(TASK DESCRIPTION)
Transcribe all of the records word for word, but omit the pictures.

------------------------------------

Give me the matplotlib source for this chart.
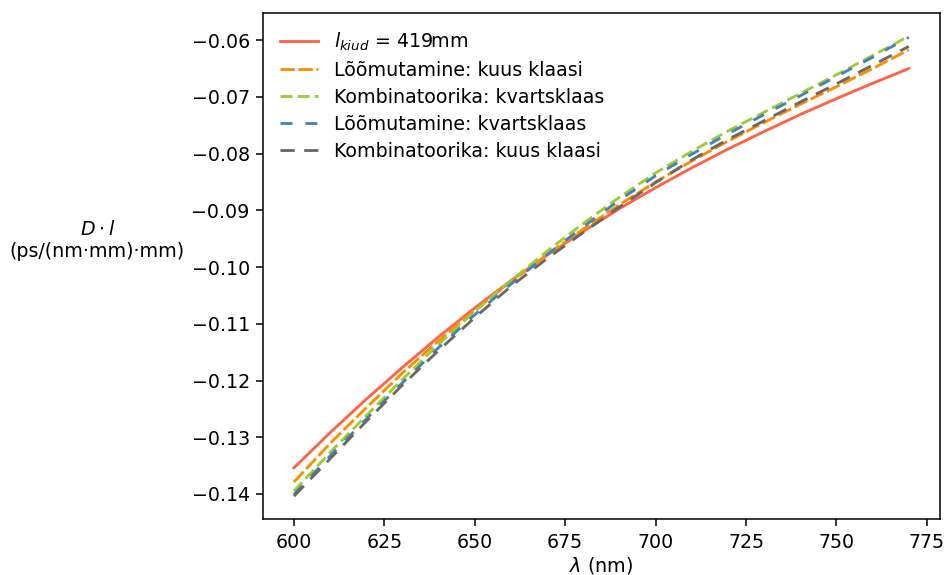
import matplotlib.pyplot as plt

# Wavelength grid (nm)
wavelength = [600, 610, 620, 630, 640, 650, 660, 670, 680, 690,
              700, 710, 720, 730, 740, 750, 760, 770]

# D*l values, ps/(nm*mm)*mm
fiber_419 = [-0.1354, -0.1292, -0.1233, -0.1177, -0.1123, -0.1072, -0.1024, -0.0979, -0.0937,
             -0.0897, -0.0860, -0.0825, -0.0792, -0.0761, -0.0731, -0.0703, -0.0676, -0.0650]
fit_six_glass = [-0.1379, -0.1311, -0.1248, -0.1187, -0.1130, -0.1076, -0.1026, -0.0978, -0.0933,
                 -0.0890, -0.0850, -0.0813, -0.0778, -0.0745, -0.0713, -0.0682, -0.0650, -0.0617]
comb_quartz = [-0.1395, -0.1327, -0.1262, -0.1198, -0.1136, -0.1078, -0.1024, -0.0972, -0.0923,
               -0.0877, -0.0834, -0.0796, -0.0760, -0.0727, -0.0694, -0.0661, -0.0627, -0.0593]
fit_quartz = [-0.1401, -0.1333, -0.1268, -0.1204, -0.1142, -0.1084, -0.1030, -0.0978, -0.0929,
              -0.0882, -0.0839, -0.0801, -0.0765, -0.0731, -0.0698, -0.0664, -0.0630, -0.0595]
comb_six_glass = [-0.1404, -0.1338, -0.1272, -0.1208, -0.1147, -0.1089, -0.1034, -0.0985, -0.0939,
                  -0.0894, -0.0851, -0.0811, -0.0775, -0.0742, -0.0709, -0.0677, -0.0644, -0.0611]

DPI = 137
fig = plt.figure(figsize=(950 / DPI, 575 / DPI), dpi=DPI)
ax = fig.add_axes([0.277, 0.097, 0.712, 0.880])

ax.plot(wavelength, fiber_419, color="tomato", lw=1.5, label="$l_{kiud}$ = 419mm")
ax.plot(wavelength, fit_six_glass, color="darkorange", lw=1.5, dashes=(5, 1.3),
        label="Lõõmutamine: kuus klaasi")
ax.plot(wavelength, comb_quartz, color="yellowgreen", lw=1.5, dashes=(4.2, 1.8),
        label="Kombinatoorika: kvartsklaas")
ax.plot(wavelength, fit_quartz, color="steelblue", lw=1.5, dashes=(4.2, 4.5),
        label="Lõõmutamine: kvartsklaas")
ax.plot(wavelength, comb_six_glass, color="dimgray", lw=1.5, dashes=(5, 3.3),
        label="Kombinatoorika: kuus klaasi")

ax.set_xticks([600, 625, 650, 675, 700, 725, 750, 775])
ax.set_xlabel(r"$\lambda$ (nm)", labelpad=2)
ax.set_ylabel("$D\\cdot l$\n(ps/(nm·mm)·mm)", rotation=0, ha="center", va="center")
ax.yaxis.set_label_coords(-0.245, 0.551)

ax.legend(loc="upper left", frameon=False, labelspacing=0.42)

fig.savefig("out.png", dpi=DPI)
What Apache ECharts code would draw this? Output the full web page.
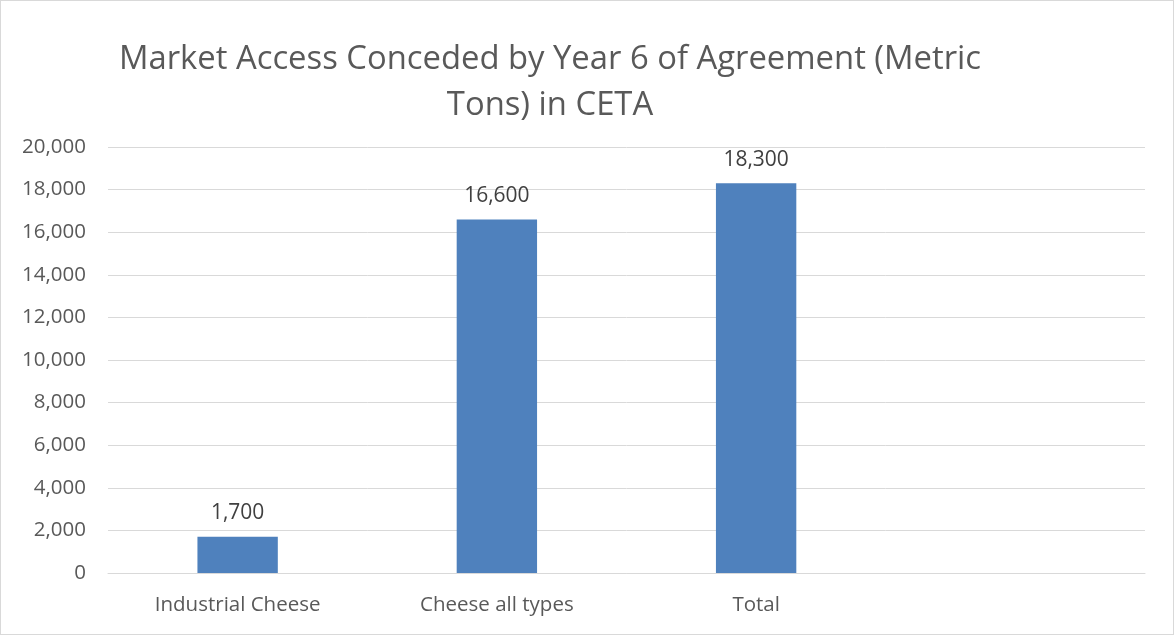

------------------------------------

(IN RESPONSE)
Give me the matplotlib source for this chart.
import matplotlib.pyplot as plt

# Wavelength grid (nm)
wavelength = [600, 610, 620, 630, 640, 650, 660, 670, 680, 690,
              700, 710, 720, 730, 740, 750, 760, 770]

# D*l values, ps/(nm*mm)*mm
fiber_419 = [-0.1354, -0.1292, -0.1233, -0.1177, -0.1123, -0.1072, -0.1024, -0.0979, -0.0937,
             -0.0897, -0.0860, -0.0825, -0.0792, -0.0761, -0.0731, -0.0703, -0.0676, -0.0650]
fit_six_glass = [-0.1379, -0.1311, -0.1248, -0.1187, -0.1130, -0.1076, -0.1026, -0.0978, -0.0933,
                 -0.0890, -0.0850, -0.0813, -0.0778, -0.0745, -0.0713, -0.0682, -0.0650, -0.0617]
comb_quartz = [-0.1395, -0.1327, -0.1262, -0.1198, -0.1136, -0.1078, -0.1024, -0.0972, -0.0923,
               -0.0877, -0.0834, -0.0796, -0.0760, -0.0727, -0.0694, -0.0661, -0.0627, -0.0593]
fit_quartz = [-0.1401, -0.1333, -0.1268, -0.1204, -0.1142, -0.1084, -0.1030, -0.0978, -0.0929,
              -0.0882, -0.0839, -0.0801, -0.0765, -0.0731, -0.0698, -0.0664, -0.0630, -0.0595]
comb_six_glass = [-0.1404, -0.1338, -0.1272, -0.1208, -0.1147, -0.1089, -0.1034, -0.0985, -0.0939,
                  -0.0894, -0.0851, -0.0811, -0.0775, -0.0742, -0.0709, -0.0677, -0.0644, -0.0611]

DPI = 137
fig = plt.figure(figsize=(950 / DPI, 575 / DPI), dpi=DPI)
ax = fig.add_axes([0.277, 0.097, 0.712, 0.880])

ax.plot(wavelength, fiber_419, color="tomato", lw=1.5, label="$l_{kiud}$ = 419mm")
ax.plot(wavelength, fit_six_glass, color="darkorange", lw=1.5, dashes=(5, 1.3),
        label="Lõõmutamine: kuus klaasi")
ax.plot(wavelength, comb_quartz, color="yellowgreen", lw=1.5, dashes=(4.2, 1.8),
        label="Kombinatoorika: kvartsklaas")
ax.plot(wavelength, fit_quartz, color="steelblue", lw=1.5, dashes=(4.2, 4.5),
        label="Lõõmutamine: kvartsklaas")
ax.plot(wavelength, comb_six_glass, color="dimgray", lw=1.5, dashes=(5, 3.3),
        label="Kombinatoorika: kuus klaasi")

ax.set_xticks([600, 625, 650, 675, 700, 725, 750, 775])
ax.set_xlabel(r"$\lambda$ (nm)", labelpad=2)
ax.set_ylabel("$D\\cdot l$\n(ps/(nm·mm)·mm)", rotation=0, ha="center", va="center")
ax.yaxis.set_label_coords(-0.245, 0.551)

ax.legend(loc="upper left", frameon=False, labelspacing=0.42)

fig.savefig("out.png", dpi=DPI)
What Apache ECharts code would draw this? Output the full web page.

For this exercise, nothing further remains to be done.